Even after you've memorized all the details about when to use VV, how many Z, E, L letters you need, your code readers may still be illiterate when they have to read the cryptic specifiers.

Prior Arts

The golang's time library uses the 2006 Jan 2 15:04:05 as the reference time to specify date time formats. The benefit of such approach is that users don't need to learn the non-intuitive format specifiers.

DateTimeFormats

As a similar solution, the DateTimeFormats library uses date time examples to specify the date time foramt. Let's see some examples first:

import static com.google.mu.time.DateTimeFormats.formatOf;

// Equivalent to DateTimeFormatter.ofPattern("EEEE, LLLL dd yyyy HH:mm:ss.SSS VV")
private static final DateTimeFormatter FORMATTER = formatOf(
    "Friday, October 20 2023 10:30:05.000 America/New_York");
// Equivalent to ofPattern("E, yyyy LLL dd HH:mm:ssZZZZZ")
private static final DateTimeFormatter FORMATTER = formatOf(
    "Fri, 2023 Oct 20 10:30-08:00");
// Equivalent to DateTimeFormatter.ISO_DATE_TIME
private static final DateTimeFormatter FORMATTER = formatOf(
    "2023-10-09T11:12:13.1+01:00[Europe/Paris]");
// Equivalent to DateTimeFormatter.RFC_1123_DATE_TIME
private static final DateTimeFormatter FORMATTER = formatOf(
    "Tue, 10 Jun 2008 11:05:30 GMT");
// Equivalent to ofPattern("yyyy-MM-dd HH:mm:ss zzz")
private static final DateTimeFormatter FORMATTER = formatOf(
    "2023-10-30 11:05:30 PST");

These example strings focus on what result you want the date time to be formatted to.

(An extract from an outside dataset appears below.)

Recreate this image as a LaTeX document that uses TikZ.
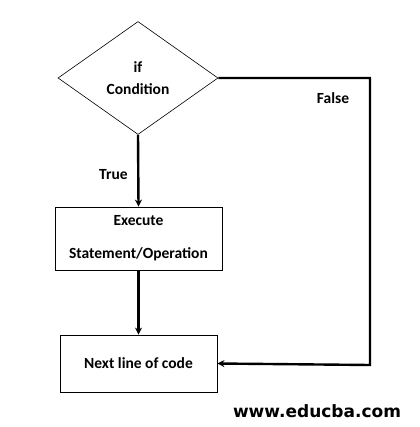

And the library figures out the specifiers.

If you haven't noticed, any arbitrary date and time works. You don't need to remember a reference date and time. In fact, you can often copy paste from date time strings in the wild (from debug log, from database query result or from any document) and not have to reverse-engineer the date time format.

The benefits of this approach are two-fold:

  1. Better authorability. Don't need to learn the date/time pattern syntax.
  2. Better readability. The formats are mostly WYSIWYG.

Avoiding Ambiguity

By default, the library can successfully infer from 2023/10/01, 2023-10-01, 2023 Oct 01, Oct 01 2023, 01 Oct 2023 etc. What it can't figure out is 01/02/2023. Is that January 2nd or Febuary 1st? Both interpretations are valid in certain regions of the world.

So if you need 01/02/2023 to mean January 2nd, use a day-of-month that's unambiguous (such as 30):

formatOf("01/30/2023")

Similarly, to interpret it as Febuary 1st:

formatOf("30/01/2023")

Customization

The Java DateTimeFormatter API supports flexible specifiers. For example, you might want to make the microsecond part optional (only printed if non-zero). It's accomplished using square brackets in the format pattern, but DateTimeFormats has no way to infer this from the example date time string.

So when you need flexibilities like this, you can mix explict pattern specifiers with example strings (quoted inside pointy brackets):

// Equivalent to DateTimeFormatter.ofPattern("EEEE, dd/MM/yyyy HH:mm:ss[.SSS] VV")
private static final DateTimeFormatter FORMATTER = formatOf(
    "<Friday>, <30/01/2014 10:30:05>[.SSS] <Europe/Paris>");

The idea is to put examples you want to be inferred inside the pointy-bracketed placeholders, along with the explicit specifiers.

Compile-time check

An ErrorProne plugin is provided (out-of-box if you use bazel or confurable in the mug-errorprone annotation processor if you use Maven).

So if you try to call formatOf("11/12/2023"), compilation error will tell you the problem immediately.